There is little in our culture that holds such a tangible claim to our allegiance as the buffalo did for Plains Indians. And yet, millions of years of evolution has convinced us, through experience condensed into legend and through the more homely fact of our continued presence here, that there must be something which could fill that role. Nor do we experience any real and immediate threat. Most of us have never even seen a dangerous predator. Our houses keep and climate control systems keep us from weather. Even our “enemies” are safely over seas or locked securely in “ghettos” urban or rural. A lack of immediate and obvious threats and benefits leaves a mind, evolved to seek and identify these, with little to do but invent them.
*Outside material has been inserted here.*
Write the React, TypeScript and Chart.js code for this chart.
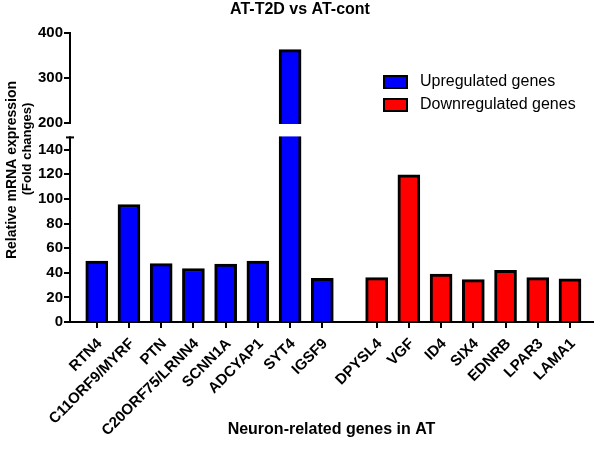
import React, { useEffect, useRef } from 'react';
import { Chart, LinearScale, registerables } from 'chart.js';

// ---------- data ----------
const TITLE = 'AT-T2D vs AT-cont';
const Y_TITLE_1 = 'Relative mRNA expression';
const Y_TITLE_2 = '(Fold changes)';
const X_TITLE = 'Neuron-related genes in AT';

const UP_LABEL = 'Upregulated genes';
const DOWN_LABEL = 'Downregulated genes';

const UP_GENES = ['RTN4', 'C11ORF9/MYRF', 'PTN', 'C20ORF75/LRNN4', 'SCNN1A', 'ADCYAP1', 'SYT4', 'IGSF9'];
const UP_VALUES = [49.5, 95.5, 47.5, 43.5, 47, 49.5, 363, 35.5];

const DOWN_GENES = ['DPYSL4', 'VGF', 'ID4', 'SIX4', 'EDNRB', 'LPAR3', 'LAMA1'];
const DOWN_VALUES = [36, 119.5, 39, 34.5, 42, 36, 35];

const Y_TICKS = [0, 20, 40, 60, 80, 100, 120, 140, 200, 300, 400];

// ---------- broken y axis layout ----------
const LOWER_MAX = 150;
const UPPER_MIN = 200;
const Y_MAX = 400;
const LOWER_FRAC = 0.6387;
const GAP_FRAC = 0.0506;
const UPPER_FRAC = 1 - LOWER_FRAC - GAP_FRAC;

function toDecimal(v: number): number {
  if (v <= LOWER_MAX) return (v / LOWER_MAX) * LOWER_FRAC;
  if (v < UPPER_MIN) return LOWER_FRAC + ((v - LOWER_MAX) / (UPPER_MIN - LOWER_MAX)) * GAP_FRAC;
  return LOWER_FRAC + GAP_FRAC + ((v - UPPER_MIN) / (Y_MAX - UPPER_MIN)) * UPPER_FRAC;
}
function fromDecimal(d: number): number {
  if (d <= LOWER_FRAC) return (d / LOWER_FRAC) * LOWER_MAX;
  if (d < LOWER_FRAC + GAP_FRAC) return LOWER_MAX + ((d - LOWER_FRAC) / GAP_FRAC) * (UPPER_MIN - LOWER_MAX);
  return UPPER_MIN + ((d - LOWER_FRAC - GAP_FRAC) / UPPER_FRAC) * (Y_MAX - UPPER_MIN);
}

class BrokenScale extends LinearScale {
  static id = 'broken';
  static defaults = LinearScale.defaults;
  getPixelForValue(value: any) {
    if (value === null || value === undefined || isNaN(value)) return NaN;
    return (this as any).getPixelForDecimal(toDecimal(value));
  }
  getValueForPixel(pixel: number) {
    return fromDecimal((this as any).getDecimalForPixel(pixel));
  }
}

Chart.register(...registerables, BrokenScale as any);

// ---------- x layout ----------
const GROUP_GAP = 1.686;
const X_MIN = -0.83;
const X_MAX = 15.4;
const UP_POS = UP_GENES.map((_, i) => i);
const DOWN_POS = DOWN_GENES.map((_, j) => UP_GENES.length - 1 + GROUP_GAP + j);
const ALL_POS = [...UP_POS, ...DOWN_POS];
const ALL_GENES = [...UP_GENES, ...DOWN_GENES];

const FONT = '"Liberation Sans", Arial, Helvetica, sans-serif';

const decorPlugin = {
  id: 'decor',
  afterDraw(chart: any) {
    const ctx = chart.ctx;
    const area = chart.chartArea;
    const y = chart.scales.y;
    const y200 = y.getPixelForValue(UPPER_MIN);
    const y150 = y.getPixelForValue(LOWER_MAX);
    ctx.save();
    // axis / bar break
    ctx.fillStyle = '#ffffff';
    ctx.fillRect(area.left - 3, y200 + 1.2, area.right - area.left + 3, y150 - y200 - 2.2);
    ctx.strokeStyle = '#000';
    ctx.lineWidth = 2;
    ctx.beginPath();
    ctx.moveTo(area.left - 4, y150);
    ctx.lineTo(area.left + 4, y150);
    ctx.stroke();

    ctx.fillStyle = '#000';
    // main title
    ctx.font = 'bold 16px ' + FONT;
    ctx.textAlign = 'center';
    ctx.textBaseline = 'alphabetic';
    ctx.fillText(TITLE, 300, 13.5);

    // x title
    ctx.font = 'bold 16px ' + FONT;
    ctx.textBaseline = 'middle';
    ctx.fillText(X_TITLE, (area.left + area.right) / 2, 430);

    // y title lines
    ctx.font = 'bold 14px ' + FONT;
    ctx.save();
    ctx.translate(12, 170);
    ctx.rotate(-Math.PI / 2);
    ctx.fillText(Y_TITLE_1, 0, 0);
    ctx.restore();
    ctx.font = 'bold 13px ' + FONT;
    ctx.save();
    ctx.translate(27, 149);
    ctx.rotate(-Math.PI / 2);
    ctx.fillText(Y_TITLE_2, 0, 0);
    ctx.restore();

    // legend
    ctx.font = '16px ' + FONT;
    ctx.textAlign = 'left';
    chart.data.datasets.forEach((ds: any, i: number) => {
      const cy = 82 + i * 23;
      ctx.fillStyle = ds.backgroundColor;
      ctx.fillRect(384, cy - 6, 23, 12);
      ctx.strokeStyle = '#000';
      ctx.lineWidth = 2;
      ctx.strokeRect(384, cy - 6, 23, 12);
      ctx.fillStyle = '#000';
      ctx.fillText(ds.label, 420, cy);
    });
    ctx.restore();
  },
};

export default function App() {
  const ref = useRef<HTMLCanvasElement | null>(null);
  useEffect(() => {
    if (!ref.current) return;
    const chart = new Chart(ref.current, {
      type: 'bar',
      data: {
        datasets: [
          {
            label: UP_LABEL,
            data: UP_GENES.map((_, i) => ({ x: UP_POS[i], y: UP_VALUES[i] })),
            backgroundColor: '#0000ff',
            borderColor: '#000000',
            borderWidth: 3,
          },
          {
            label: DOWN_LABEL,
            data: DOWN_GENES.map((_, i) => ({ x: DOWN_POS[i], y: DOWN_VALUES[i] })),
            backgroundColor: '#ff0000',
            borderColor: '#000000',
            borderWidth: 3,
          },
        ],
      } as any,
      options: {
        animation: false,
        responsive: false,
        devicePixelRatio: 1,
        grouped: false,
        barThickness: 22,
        layout: { padding: { top: 33, left: 0, right: 7, bottom: 0 } },
        plugins: {
          legend: { display: false },
          title: { display: false },
          tooltip: { enabled: false },
        },
        scales: {
          x: {
            type: 'linear',
            min: X_MIN,
            max: X_MAX,
            offset: false,
            afterBuildTicks: (s: any) => {
              s.ticks = ALL_POS.map((v) => ({ value: v }));
            },
            afterFit: (s: any) => {
              s.height = 129;
            },
            ticks: {
              autoSkip: false,
              minRotation: 45,
              maxRotation: 45,
              padding: 7,
              labelOffset: 3,
              color: '#000',
              font: { family: FONT, size: 15, weight: 'bold' },
              callback: (_v: any, i: number) => ALL_GENES[i],
            },
            grid: {
              offset: false,
              drawOnChartArea: false,
              drawTicks: true,
              tickLength: 6,
              color: '#000',
              lineWidth: 2,
            },
            border: { display: true, color: '#000', width: 2 },
          },
          y: {
            type: 'broken',
            min: 0,
            max: Y_MAX,
            afterBuildTicks: (s: any) => {
              s.ticks = Y_TICKS.map((v) => ({ value: v }));
            },
            afterFit: (s: any) => {
              s.width = 70;
            },
            ticks: {
              autoSkip: false,
              padding: 1,
              color: '#000',
              font: { family: FONT, size: 15, weight: 'bold' },
              callback: (v: any) => String(v),
            },
            grid: {
              drawOnChartArea: false,
              drawTicks: true,
              tickLength: 6,
              color: '#000',
              lineWidth: 2,
            },
            border: { display: true, color: '#000', width: 2 },
          },
        } as any,
      } as any,
      plugins: [decorPlugin],
    });
    return () => chart.destroy();
  }, []);
  return (
    <div style={{ position: 'absolute', left: 0, top: 0, width: 600, height: 451, background: '#fff' }}>
      <canvas ref={ref} width={600} height={451} style={{ display: 'block' }} />
    </div>
  );
}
Some see a God to placate and a Devil to resist. Some find their mana in an ideological position and their “boogie man” in those who oppose this position. Some foods are thought to confer vibrant health while others are little more than deadly poisons. We choose these objects of veneration and derision to give our lives coordinates, the kind of coordinates provided by buffalo and wolves, fair weather and foul. But very seldom do such objects present themselves with the visceral certainty of benefit or detriment that allows us to make firm commitments. We substitute certainty with a brittle militancy or vacillation between what is worthy or unworthy. We find it difficult to arrive at the peaceful resolve which allows us to confidently marshal our inner resources. Without such resolve it is, of course, difficult to impossible to marshal our collective resource.

And this, I think, is why it is hard to build real, face to face human community, why it is difficult to even keep a family together. It is not that we have forgotten how to love. It is that we have no idea what to love. We do not know what we should direct our energies to and so can not agree.  We lack the need-the intuitively obvious value- that makes people a family. Survival is not tough, convictions and masters are another market commodity and real enemies are as difficult to come by as real friends. Until people can agree on what deserves their commitment they will find it difficult to commit themselves to one another.